_DATA TO USE_
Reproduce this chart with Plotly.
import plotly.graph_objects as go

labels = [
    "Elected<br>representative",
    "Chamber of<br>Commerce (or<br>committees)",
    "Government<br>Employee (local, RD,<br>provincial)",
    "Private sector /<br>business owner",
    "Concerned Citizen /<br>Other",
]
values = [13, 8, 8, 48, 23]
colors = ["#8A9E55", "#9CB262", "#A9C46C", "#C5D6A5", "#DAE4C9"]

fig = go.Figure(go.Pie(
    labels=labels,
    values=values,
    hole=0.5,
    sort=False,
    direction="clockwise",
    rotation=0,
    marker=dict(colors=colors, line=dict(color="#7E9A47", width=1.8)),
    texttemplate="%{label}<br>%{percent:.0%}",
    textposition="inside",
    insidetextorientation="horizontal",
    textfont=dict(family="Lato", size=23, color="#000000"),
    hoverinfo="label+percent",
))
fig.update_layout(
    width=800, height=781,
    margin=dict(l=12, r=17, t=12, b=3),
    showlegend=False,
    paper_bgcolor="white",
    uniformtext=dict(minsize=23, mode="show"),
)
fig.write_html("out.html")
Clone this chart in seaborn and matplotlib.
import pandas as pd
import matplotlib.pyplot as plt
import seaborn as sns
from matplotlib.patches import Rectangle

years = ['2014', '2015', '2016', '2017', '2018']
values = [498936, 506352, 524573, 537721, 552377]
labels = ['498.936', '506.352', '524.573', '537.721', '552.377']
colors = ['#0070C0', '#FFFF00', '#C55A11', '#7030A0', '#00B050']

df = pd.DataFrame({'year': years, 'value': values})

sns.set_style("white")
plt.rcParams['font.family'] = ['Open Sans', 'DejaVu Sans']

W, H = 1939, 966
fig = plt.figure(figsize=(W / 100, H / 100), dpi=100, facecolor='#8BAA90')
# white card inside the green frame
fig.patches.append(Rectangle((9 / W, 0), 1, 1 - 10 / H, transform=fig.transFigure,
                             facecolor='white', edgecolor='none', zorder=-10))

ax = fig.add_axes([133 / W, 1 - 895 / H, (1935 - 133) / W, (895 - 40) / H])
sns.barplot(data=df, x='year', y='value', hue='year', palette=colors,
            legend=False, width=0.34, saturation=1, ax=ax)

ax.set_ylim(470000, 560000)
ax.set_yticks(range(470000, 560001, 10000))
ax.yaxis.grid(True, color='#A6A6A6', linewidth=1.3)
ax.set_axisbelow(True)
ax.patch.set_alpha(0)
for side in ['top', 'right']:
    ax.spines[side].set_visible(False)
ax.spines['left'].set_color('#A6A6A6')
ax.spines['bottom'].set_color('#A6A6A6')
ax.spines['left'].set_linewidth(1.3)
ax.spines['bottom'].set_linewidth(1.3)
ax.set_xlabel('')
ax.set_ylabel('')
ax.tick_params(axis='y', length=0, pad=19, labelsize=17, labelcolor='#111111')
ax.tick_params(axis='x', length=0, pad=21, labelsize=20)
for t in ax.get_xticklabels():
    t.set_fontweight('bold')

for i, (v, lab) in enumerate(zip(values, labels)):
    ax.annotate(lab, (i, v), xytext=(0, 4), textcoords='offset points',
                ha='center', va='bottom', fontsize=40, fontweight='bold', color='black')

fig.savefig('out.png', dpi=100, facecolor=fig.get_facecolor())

--

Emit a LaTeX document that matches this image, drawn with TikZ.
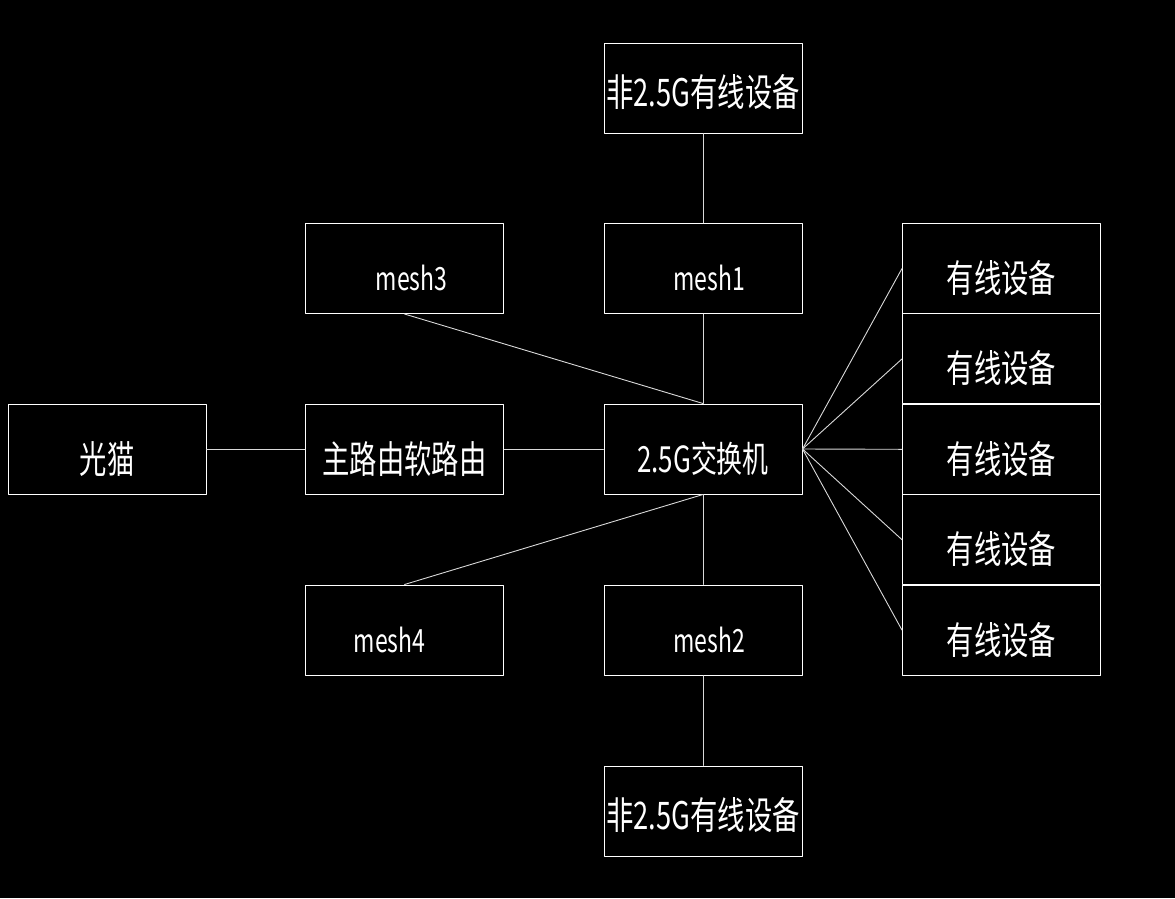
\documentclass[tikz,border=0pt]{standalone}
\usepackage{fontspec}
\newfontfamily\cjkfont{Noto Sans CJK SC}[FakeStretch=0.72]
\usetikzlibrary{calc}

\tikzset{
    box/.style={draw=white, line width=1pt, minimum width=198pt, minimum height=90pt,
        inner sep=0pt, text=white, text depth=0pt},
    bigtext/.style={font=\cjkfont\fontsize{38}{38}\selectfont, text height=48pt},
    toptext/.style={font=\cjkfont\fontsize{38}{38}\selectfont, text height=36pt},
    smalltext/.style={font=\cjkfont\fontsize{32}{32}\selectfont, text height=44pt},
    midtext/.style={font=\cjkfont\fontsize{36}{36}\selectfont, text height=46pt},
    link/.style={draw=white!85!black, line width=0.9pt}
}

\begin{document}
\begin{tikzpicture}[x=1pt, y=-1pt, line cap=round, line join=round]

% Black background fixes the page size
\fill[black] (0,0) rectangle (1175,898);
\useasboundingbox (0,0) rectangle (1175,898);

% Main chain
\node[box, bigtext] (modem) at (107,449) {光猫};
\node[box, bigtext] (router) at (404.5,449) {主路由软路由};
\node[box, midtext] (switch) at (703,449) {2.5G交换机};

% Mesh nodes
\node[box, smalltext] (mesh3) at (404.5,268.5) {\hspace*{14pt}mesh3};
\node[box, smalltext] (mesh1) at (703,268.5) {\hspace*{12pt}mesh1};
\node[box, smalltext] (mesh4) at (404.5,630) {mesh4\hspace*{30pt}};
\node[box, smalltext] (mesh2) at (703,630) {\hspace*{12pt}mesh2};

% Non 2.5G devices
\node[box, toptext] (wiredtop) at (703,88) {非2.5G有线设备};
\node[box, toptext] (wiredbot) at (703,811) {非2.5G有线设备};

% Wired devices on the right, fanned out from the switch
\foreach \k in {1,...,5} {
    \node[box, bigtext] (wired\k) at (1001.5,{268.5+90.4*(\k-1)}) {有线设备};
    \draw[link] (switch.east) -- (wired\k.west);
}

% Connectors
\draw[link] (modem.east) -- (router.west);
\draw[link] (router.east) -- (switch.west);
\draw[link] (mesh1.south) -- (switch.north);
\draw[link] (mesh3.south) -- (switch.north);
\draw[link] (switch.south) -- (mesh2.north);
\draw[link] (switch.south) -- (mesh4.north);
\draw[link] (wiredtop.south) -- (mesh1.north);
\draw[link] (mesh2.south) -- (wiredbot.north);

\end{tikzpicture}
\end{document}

_PROBLEM DESCRIPTION_
Read through the data and copy every line where "seaborn" shows up.

_ANSWER FOR THIS EXERCISE_
Clone this chart in seaborn and matplotlib.
import seaborn as sns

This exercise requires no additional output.